Another Judicial Assault On GHG Emissions


The federal courts barred federal common law nuisance actions to obtain money damages or injunctive relief. American Elec. Power Co. v. Connecticut, 131 S. Ct. 2527 (2011)(holding nuisance claims seeking injunctive relief displaced by the Clean Air Act); Native Village of Kivalina v. ExxonMobil Corp., 696 F.3d 849 (9th Cir. 2012)(holding nuisance claims seeking damages displaced by the Clean Air Act). While such actions based on state law remain at least theoretically viable, plaintiffs have recently begun trying to revive and expand an ancient common law theory of relief – the “public trust doctrine.”

The Public Trust Doctrine

The public trust doctrine, a common law cause of action designed to protect natural resources, provides the government the power and the obligation to manage natural resources that move across property lines and boundaries. Most of the earliest cases focused on protection of water resources. Common law courts gradually expanded the doctrine, ruling that it covered groundwater, submerged lands, dry sand beaches and other ecological resources.

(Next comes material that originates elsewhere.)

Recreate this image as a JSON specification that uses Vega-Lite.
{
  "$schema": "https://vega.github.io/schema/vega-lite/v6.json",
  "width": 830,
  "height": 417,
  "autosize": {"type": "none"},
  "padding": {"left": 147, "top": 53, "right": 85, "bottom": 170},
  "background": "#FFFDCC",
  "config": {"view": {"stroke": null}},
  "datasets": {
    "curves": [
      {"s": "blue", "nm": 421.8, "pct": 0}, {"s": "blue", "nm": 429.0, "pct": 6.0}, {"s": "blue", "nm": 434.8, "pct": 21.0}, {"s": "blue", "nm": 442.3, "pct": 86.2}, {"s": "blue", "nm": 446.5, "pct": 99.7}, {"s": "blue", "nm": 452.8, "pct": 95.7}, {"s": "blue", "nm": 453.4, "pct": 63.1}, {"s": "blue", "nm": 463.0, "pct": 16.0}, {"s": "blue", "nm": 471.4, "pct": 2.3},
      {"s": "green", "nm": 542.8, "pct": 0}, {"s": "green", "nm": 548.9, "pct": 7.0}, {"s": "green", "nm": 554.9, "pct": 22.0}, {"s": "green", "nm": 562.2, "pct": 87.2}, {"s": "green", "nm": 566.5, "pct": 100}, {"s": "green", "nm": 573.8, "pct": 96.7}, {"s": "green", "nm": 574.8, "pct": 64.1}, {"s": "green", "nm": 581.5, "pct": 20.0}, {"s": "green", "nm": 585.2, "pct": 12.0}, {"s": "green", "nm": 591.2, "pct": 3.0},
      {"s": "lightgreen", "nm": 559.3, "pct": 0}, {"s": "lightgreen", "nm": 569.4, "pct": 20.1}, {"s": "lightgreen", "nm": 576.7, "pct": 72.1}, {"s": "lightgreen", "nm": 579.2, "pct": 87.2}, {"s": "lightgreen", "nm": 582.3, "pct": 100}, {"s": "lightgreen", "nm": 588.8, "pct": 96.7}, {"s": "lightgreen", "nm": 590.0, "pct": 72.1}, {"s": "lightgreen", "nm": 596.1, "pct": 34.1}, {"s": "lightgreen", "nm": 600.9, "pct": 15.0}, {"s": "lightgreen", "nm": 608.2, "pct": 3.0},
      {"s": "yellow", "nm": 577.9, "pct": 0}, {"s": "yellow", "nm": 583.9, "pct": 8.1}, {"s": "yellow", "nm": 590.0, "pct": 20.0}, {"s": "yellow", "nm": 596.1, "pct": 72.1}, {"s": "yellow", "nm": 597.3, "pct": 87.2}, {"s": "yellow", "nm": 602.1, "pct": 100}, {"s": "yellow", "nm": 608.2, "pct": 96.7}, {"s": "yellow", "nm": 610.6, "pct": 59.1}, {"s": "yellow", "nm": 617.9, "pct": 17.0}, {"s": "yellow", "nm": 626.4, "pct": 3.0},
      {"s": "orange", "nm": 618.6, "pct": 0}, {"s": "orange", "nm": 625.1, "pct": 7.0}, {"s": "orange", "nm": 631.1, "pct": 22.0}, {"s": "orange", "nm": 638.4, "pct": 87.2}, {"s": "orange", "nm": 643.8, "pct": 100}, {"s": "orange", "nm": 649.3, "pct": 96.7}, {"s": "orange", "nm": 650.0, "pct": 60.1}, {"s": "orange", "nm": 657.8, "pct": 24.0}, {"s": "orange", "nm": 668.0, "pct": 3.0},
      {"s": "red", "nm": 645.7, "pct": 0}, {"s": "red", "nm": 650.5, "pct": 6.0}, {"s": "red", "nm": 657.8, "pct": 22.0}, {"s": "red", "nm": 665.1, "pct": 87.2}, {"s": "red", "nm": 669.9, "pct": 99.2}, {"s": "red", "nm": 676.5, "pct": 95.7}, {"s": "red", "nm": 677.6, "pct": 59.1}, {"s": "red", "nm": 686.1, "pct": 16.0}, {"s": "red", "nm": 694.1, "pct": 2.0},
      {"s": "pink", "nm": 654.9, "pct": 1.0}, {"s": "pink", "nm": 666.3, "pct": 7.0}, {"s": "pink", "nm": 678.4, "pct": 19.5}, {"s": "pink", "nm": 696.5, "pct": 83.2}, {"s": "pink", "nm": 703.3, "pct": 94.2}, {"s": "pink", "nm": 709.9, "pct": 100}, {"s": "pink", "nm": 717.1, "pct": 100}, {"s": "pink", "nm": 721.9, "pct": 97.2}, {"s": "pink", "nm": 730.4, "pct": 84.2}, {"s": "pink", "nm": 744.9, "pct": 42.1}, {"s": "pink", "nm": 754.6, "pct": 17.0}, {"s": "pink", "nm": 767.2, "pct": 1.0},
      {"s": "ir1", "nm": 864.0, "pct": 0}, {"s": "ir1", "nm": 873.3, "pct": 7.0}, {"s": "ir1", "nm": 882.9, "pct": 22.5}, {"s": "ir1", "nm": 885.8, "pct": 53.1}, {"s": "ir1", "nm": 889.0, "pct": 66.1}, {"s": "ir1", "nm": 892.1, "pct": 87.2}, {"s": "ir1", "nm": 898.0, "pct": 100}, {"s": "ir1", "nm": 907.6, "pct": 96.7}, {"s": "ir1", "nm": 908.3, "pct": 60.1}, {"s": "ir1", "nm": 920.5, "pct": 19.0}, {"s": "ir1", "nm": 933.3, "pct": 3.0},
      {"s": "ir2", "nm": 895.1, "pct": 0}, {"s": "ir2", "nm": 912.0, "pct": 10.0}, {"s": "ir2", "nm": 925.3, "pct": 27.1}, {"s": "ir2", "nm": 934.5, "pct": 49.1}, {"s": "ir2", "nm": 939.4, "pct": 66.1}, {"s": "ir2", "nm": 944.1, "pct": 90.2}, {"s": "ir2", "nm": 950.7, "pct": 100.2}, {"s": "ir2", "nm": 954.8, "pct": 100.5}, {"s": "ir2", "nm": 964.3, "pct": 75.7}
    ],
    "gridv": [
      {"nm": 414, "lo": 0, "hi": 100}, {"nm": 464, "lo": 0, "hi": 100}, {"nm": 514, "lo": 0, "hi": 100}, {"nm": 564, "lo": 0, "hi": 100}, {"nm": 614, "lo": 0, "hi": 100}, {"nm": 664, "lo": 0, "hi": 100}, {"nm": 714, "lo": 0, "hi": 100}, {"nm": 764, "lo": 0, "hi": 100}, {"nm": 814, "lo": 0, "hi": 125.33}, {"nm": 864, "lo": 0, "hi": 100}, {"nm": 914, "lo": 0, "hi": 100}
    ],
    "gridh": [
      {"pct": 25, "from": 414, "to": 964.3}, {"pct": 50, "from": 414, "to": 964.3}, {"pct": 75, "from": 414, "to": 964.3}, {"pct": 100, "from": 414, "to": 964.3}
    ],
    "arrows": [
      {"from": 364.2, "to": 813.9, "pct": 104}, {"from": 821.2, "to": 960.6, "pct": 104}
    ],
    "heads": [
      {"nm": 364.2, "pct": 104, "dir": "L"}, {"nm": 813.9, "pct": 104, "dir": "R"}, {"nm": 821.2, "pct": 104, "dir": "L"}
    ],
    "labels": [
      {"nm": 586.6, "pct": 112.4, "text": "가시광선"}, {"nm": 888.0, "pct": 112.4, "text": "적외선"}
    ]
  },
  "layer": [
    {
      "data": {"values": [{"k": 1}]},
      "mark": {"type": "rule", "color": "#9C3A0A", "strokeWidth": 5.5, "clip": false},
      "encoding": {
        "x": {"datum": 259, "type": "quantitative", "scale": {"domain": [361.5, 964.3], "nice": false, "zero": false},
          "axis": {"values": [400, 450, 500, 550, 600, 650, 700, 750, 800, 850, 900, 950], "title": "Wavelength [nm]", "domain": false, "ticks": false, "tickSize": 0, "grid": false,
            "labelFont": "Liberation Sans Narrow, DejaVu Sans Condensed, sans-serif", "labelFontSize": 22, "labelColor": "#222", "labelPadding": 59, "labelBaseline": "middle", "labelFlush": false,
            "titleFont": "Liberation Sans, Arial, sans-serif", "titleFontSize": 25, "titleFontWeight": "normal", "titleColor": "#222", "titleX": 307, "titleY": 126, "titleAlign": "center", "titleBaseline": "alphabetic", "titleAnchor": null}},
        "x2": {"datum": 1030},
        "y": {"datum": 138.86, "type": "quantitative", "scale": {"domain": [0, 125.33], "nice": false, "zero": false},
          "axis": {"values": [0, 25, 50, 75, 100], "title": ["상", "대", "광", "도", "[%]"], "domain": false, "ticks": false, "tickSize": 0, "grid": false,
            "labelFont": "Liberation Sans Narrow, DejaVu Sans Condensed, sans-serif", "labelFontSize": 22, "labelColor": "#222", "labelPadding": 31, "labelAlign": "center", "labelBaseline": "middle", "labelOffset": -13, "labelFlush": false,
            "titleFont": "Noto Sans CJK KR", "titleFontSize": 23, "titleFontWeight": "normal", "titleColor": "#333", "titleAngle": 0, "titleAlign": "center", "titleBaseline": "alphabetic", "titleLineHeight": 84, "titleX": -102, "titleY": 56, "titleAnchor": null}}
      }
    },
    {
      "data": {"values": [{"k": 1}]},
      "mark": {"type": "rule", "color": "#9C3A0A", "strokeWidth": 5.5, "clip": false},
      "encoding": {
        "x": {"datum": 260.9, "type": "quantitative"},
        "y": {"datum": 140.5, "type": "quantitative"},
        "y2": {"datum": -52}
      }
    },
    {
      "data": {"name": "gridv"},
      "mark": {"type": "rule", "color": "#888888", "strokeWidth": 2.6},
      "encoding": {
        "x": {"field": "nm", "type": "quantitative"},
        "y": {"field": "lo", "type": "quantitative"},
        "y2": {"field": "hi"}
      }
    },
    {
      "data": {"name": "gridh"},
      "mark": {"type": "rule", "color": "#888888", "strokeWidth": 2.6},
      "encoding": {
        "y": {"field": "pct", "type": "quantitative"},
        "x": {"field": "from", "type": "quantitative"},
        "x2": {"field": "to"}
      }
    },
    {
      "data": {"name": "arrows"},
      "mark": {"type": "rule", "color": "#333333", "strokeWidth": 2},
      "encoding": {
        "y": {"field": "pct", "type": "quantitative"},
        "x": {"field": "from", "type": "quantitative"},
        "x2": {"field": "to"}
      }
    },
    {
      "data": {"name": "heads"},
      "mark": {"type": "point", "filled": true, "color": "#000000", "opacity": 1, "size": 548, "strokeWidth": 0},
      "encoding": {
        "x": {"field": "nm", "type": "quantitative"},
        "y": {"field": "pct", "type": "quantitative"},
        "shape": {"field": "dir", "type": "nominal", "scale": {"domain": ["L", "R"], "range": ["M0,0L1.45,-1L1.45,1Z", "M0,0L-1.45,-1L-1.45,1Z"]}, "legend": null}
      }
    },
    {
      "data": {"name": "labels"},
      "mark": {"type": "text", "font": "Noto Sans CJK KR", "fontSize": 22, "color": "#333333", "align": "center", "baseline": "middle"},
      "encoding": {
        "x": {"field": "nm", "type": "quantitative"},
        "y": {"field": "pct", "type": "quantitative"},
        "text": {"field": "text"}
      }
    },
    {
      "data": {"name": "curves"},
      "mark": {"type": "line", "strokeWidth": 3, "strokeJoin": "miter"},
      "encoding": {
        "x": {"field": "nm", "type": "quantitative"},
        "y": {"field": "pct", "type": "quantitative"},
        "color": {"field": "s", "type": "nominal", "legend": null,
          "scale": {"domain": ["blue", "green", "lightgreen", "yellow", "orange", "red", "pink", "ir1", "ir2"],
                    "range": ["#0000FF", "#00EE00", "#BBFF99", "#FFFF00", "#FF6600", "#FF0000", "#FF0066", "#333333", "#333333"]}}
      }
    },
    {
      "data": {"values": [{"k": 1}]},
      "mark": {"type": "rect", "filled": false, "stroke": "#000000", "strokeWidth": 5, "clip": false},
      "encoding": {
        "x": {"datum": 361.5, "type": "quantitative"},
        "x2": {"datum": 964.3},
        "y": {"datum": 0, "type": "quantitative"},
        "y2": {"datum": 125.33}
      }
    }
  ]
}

Plaintiffs in a number of states have filed suit seeking to expand the doctrine to cover alleged loss of resources caused by GHG emissions. Plaintiffs in these cases argue that the atmosphere is an asset held in trust for the public and that state officials must preserve the atmosphere for future generations. While courts have dismissed the cases on grounds similar to those relied upon to dismiss nuisance-based claims, at least two courts have acknowledged, in dicta, that air quality could qualify as an asset protected under the public trust doctrine.

The Alaska Supreme Court heard argument last month in an action brought by several children and their parents against the State of Alaska seeking a declaration that the atmosphere is a public trust resource under Article VIII of the Alaska Constitution and that the State, as trustee, has an affirmative fiduciary obligation to protect and preserve the atmosphere as a public trust resource. Kanuk v. State of Alaska, No. S-14776 (S. Ct. Alaska) (oral argument, Oct. 3. 2013). Kanuk is premised on the proposition that the atmosphere is a commonly-shared public trust resource, and that the state failed to fulfill its fiduciary duties to protect that resource by requiring reductions in greenhouse gas emissions.

A decision in the case is expected by early 2014.


DISCLAIMER: Because of the generality of this update, the information provided herein may not be applicable in all situations and should not be acted upon without specific legal advice based on particular situations.